The idea for this trip began three years ago when I asked readers to suggest places to visit for our One Lap of California. The Carrizo Plain, said one reader.

We had never heard of it. It didn’t fit into our itinerary then, but we didn’t forget. Then, the news of recent days brought reports of an explosion of wildflowers — the so-called “super bloom” — at locations in Southern California.

One of those places was the Carrizo Plain.

You won’t be stumbling onto the Carrizo Plain. To get there, we drove south and west on Highway 166 in Kern County and then turned northwest on to Soda Lake Road. Between here and Highway 58, 37 miles to the north, there is as much washboard and dirt road as there is pavement. (You can also get there from the north via Highway 58.)

Along the way, we saw mountainsides that look like a passing giant painted with stripes of yellow and blue chalk, and we saw fields of yellow that look like something Judy Garland might have passed on her way to see the Wizard of Oz.

After we reached Highway 58, we turned on to Bitterwater Road. Through a landscape of spring grass and wildflowers, the road rises and falls along — what else? — the Temblor Range. We found out later that others have marveled at the scenery along this rural road, but at the time, we just went down the road because we could.

When Bitterwater Road ended, we turned east on Highway 46 and then north on Cholame Valley Road. Near the turn, you can see the intersection of Highways 41 and 46, where James Dean was killed in the collision of Dean’s Porsche 550 Spyder and a Ford sedan. It was September 30, 1955.

We ended the day sitting on the deck of the local cafe in Parkfield, drinking a beer brewed in nearby Paso Robles and hearing stories of the town. When there are only 18 of you, everyone knows everyone. Did I mention that the contraption sitting in the corner of the cafe’s deck is an old seismograph?

The plaque in the town park says the tectonic plates that define the San Andreas Fault are moving in opposite directions at the rate of 2.33 inches per year, which explains why the bridge on the way into town is equipped with an expansion joint. The bridge is no longer straight because one end is moving south and the other is moving north.

“At this rate of movement,” the plaque explains, “Los Angeles will slip past San Francisco in approximately 31.5 million years and Parkfield will then be a seaside community.”

The research effort at Parkfield includes instruments inserted into a hole drilled 2.3 miles into the earth (and paid for by the National Science Foundation), Parkfield’s USGS geologist Andy Snyder told me.

“We can’t predict earthquakes, but we know a lot about their history,” he said, “… so you can come up with probabilities about what to expect next.”

California remains so much more than people from other places imagine.

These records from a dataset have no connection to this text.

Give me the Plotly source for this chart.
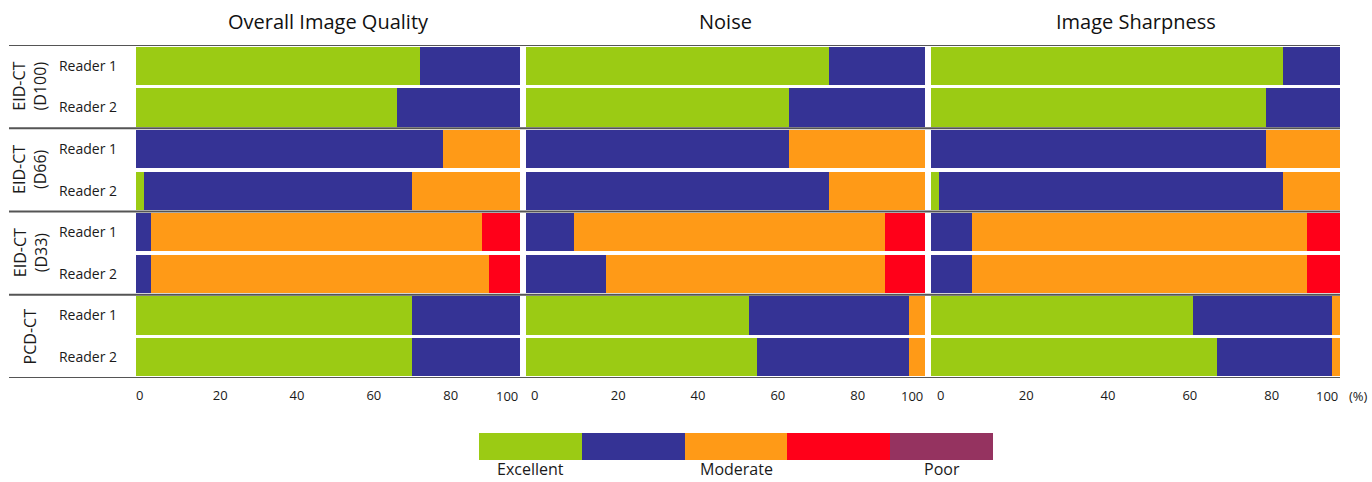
import plotly.graph_objects as go

# ---------------- data ----------------
panels = ["Overall Image Quality", "Noise", "Image Sharpness"]
groups = ["EID-CT<br>(D100)", "EID-CT<br>(D66)", "EID-CT<br>(D33)", "PCD-CT"]
readers = ["Reader 1", "Reader 2"]
categories = ["Excellent", "Good", "Moderate", "Fair", "Poor"]
colors = ["#9BCB14", "#353395", "#FF9A17", "#FF0019", "#953360"]

# rows: D100 R1, D100 R2, D66 R1, D66 R2, D33 R1, D33 R2, PCD R1, PCD R2
quality_excellent = [74, 68, 0, 2, 0, 0, 72, 72]
quality_good      = [26, 32, 80, 70, 4, 4, 28, 28]
quality_moderate  = [0, 0, 20, 28, 86, 88, 0, 0]
quality_fair      = [0, 0, 0, 0, 10, 8, 0, 0]
quality_poor      = [0, 0, 0, 0, 0, 0, 0, 0]

noise_excellent = [76, 66, 0, 0, 0, 0, 56, 58]
noise_good      = [24, 34, 66, 76, 12, 20, 40, 38]
noise_moderate  = [0, 0, 34, 24, 78, 70, 4, 4]
noise_fair      = [0, 0, 0, 0, 10, 10, 0, 0]
noise_poor      = [0, 0, 0, 0, 0, 0, 0, 0]

sharp_excellent = [86, 82, 0, 2, 0, 0, 64, 70]
sharp_good      = [14, 18, 82, 84, 10, 10, 34, 28]
sharp_moderate  = [0, 0, 18, 14, 82, 82, 2, 2]
sharp_fair      = [0, 0, 0, 0, 8, 8, 0, 0]
sharp_poor      = [0, 0, 0, 0, 0, 0, 0, 0]

panel_data = [
    [quality_excellent, quality_good, quality_moderate, quality_fair, quality_poor],
    [noise_excellent, noise_good, noise_moderate, noise_fair, noise_poor],
    [sharp_excellent, sharp_good, sharp_moderate, sharp_fair, sharp_poor],
]

tick_vals = [0, 20, 40, 60, 80]
legend_labels = {"Excellent": 0, "Moderate": 2, "Poor": 4}

# ---------------- figure ----------------
W, H = 1372, 482
ML, MR, MT, MB = 136, 32, 45, 20
PW, PH = W - ML - MR, H - MT - MB


def px_x(p):
    return (p - ML) / PW


def px_y(p):
    return (H - MB - p) / PH


FONT = "Open Sans"
row_y = list(range(len(groups) * len(readers)))
row_text = [r for _ in groups for r in readers]

x_domains = [(px_x(136), px_x(520)), (px_x(526), px_x(925)), (px_x(931), 1.0)]
y_domain = (px_y(378), 1.0)

fig = go.Figure()
for pi, series in enumerate(panel_data):
    xa = "x" if pi == 0 else f"x{pi+1}"
    for ci, vals in enumerate(series):
        fig.add_trace(go.Bar(
            y=row_y, x=vals, orientation="h", xaxis=xa, yaxis="y",
            marker=dict(color=colors[ci], line=dict(width=0)),
            name=categories[ci], showlegend=False, hoverinfo="x+name",
        ))

# legend bar as its own small axis
for ci, cat in enumerate(categories):
    fig.add_trace(go.Bar(
        y=[0], x=[1], orientation="h", xaxis="x4", yaxis="y4",
        marker=dict(color=colors[ci], line=dict(width=0)),
        name=cat, showlegend=False, hoverinfo="name",
    ))

layout = dict(
    width=W, height=H, barmode="stack", bargap=0.08,
    margin=dict(l=ML, r=MR, t=MT, b=MB),
    plot_bgcolor="white", paper_bgcolor="white",
    font=dict(family=FONT, size=13, color="#1a1a1a"),
    yaxis=dict(domain=y_domain, range=[7.5, -0.5], tickvals=row_y, ticktext=row_text,
               showgrid=False, zeroline=False, ticks="", ticklabelstandoff=18,
               tickfont=dict(size=14)),
    xaxis4=dict(domain=(px_x(479), px_x(993)), range=[0, 5], visible=False, anchor="y4"),
    yaxis4=dict(domain=(px_y(461), px_y(432)), range=[-0.5, 0.5], visible=False, anchor="x4"),
)
label_shift = [0, 5, 6]
for pi in range(3):
    key = "xaxis" if pi == 0 else f"xaxis{pi+1}"
    layout[key] = dict(domain=x_domains[pi], range=[0, 100], anchor="y",
                       tickvals=tick_vals, ticks="", showgrid=False, zeroline=False,
                       ticklabelposition="outside right", ticklabelstandoff=8,
                       ticklabelshift=label_shift[pi],
                       tickfont=dict(size=13))
fig.update_layout(**layout)

annotations = []
shapes = []
for pi in range(3):
    xa = "x" if pi == 0 else f"x{pi+1}"
    annotations.append(dict(text=panels[pi], x=sum(x_domains[pi]) / 2, y=px_y(22),
                            xref="paper", yref="paper", showarrow=False,
                            xanchor="center", yanchor="middle",
                            font=dict(size=20, family=FONT, color="#111")))
    annotations.append(dict(text="100", x=100, xref=xa, y=px_y(396), yref="paper",
                            xanchor="right", yanchor="middle", showarrow=False,
                            font=dict(size=13)))
annotations.append(dict(text="(%)", x=px_x(1358), y=px_y(396), xref="paper", yref="paper",
                        xanchor="center", yanchor="middle",
                        showarrow=False, font=dict(size=13)))

for gi, g in enumerate(groups):
    yc = gi * len(readers) + (len(readers) - 1) / 2
    annotations.append(dict(text=g, x=px_x(30), xref="paper", y=yc, yref="y",
                            xanchor="center", yanchor="middle",
                            textangle=-90, showarrow=False, font=dict(size=16),
                            align="center"))
for gi in range(len(groups) + 1):
    yb = gi * len(readers) - 0.5
    shapes.append(dict(type="line", xref="paper", yref="y", x0=px_x(9), x1=1.0,
                       y0=yb, y1=yb, line=dict(color="#555555", width=2), layer="above"))

for lab, idx in legend_labels.items():
    annotations.append(dict(text=lab, x=idx + 0.5, xref="x4", y=px_y(469), yref="paper",
                            xanchor="center", yanchor="middle",
                            showarrow=False, font=dict(size=16)))

fig.update_layout(annotations=annotations, shapes=shapes)
fig.write_html("out.html",
               config={"displayModeBar": False},
               post_script="document.body.style.margin='0px';document.body.style.overflow='hidden';")
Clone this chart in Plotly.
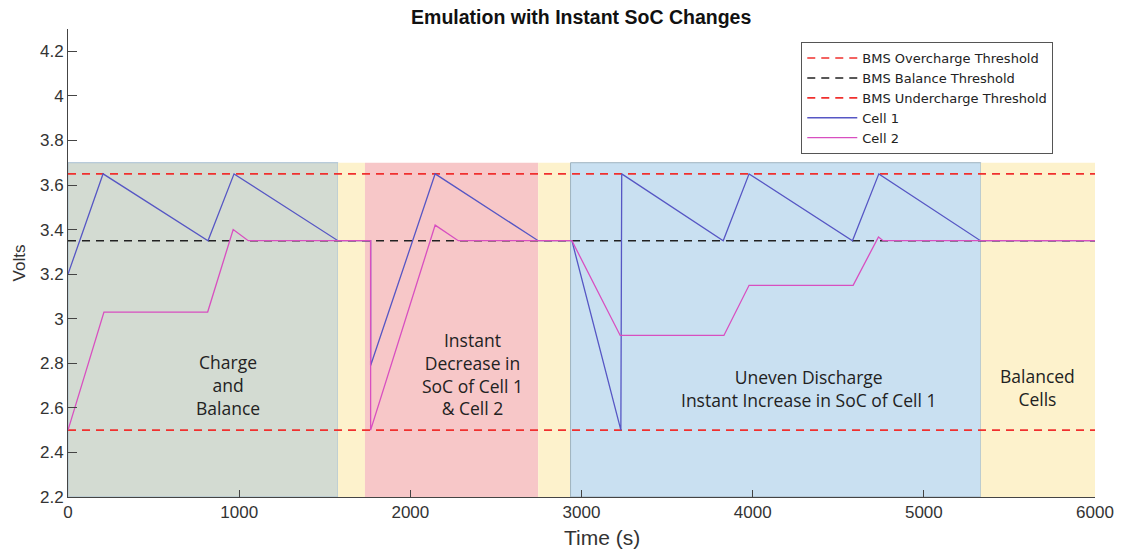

Yes, there is the Golden Gate Bridge and Silicon Valley and the Hollywood sign that looks down on the sprawl of Los Angeles.

But there also are countless small towns with their own stories to tell.

In Los Banos, we strolled the Henry Miller Plaza, which is named for the German immigrant who became the “Cattle King of California.” Among all states, California ranks fourth in cattle production, and, of course, it ranks first in total farm production.

Later, we visited the Oil Worker Monument in Taft, which honors the tough people who helped make California the third largest producer of oil in the country.

El Centro, Calipatria, Needles, Bakersfield, Delano, Atwater, Courtland, Susanville, Alturas, Cedarville, Tulelake, Yreka, Crescent City and more — we’ve visited these out-of-the-way towns in recent years.

These are not glamorous places. But they are towns where people get up every day and go to work. No less than San Francisco or Los Angeles, they are also California. We’re glad we went.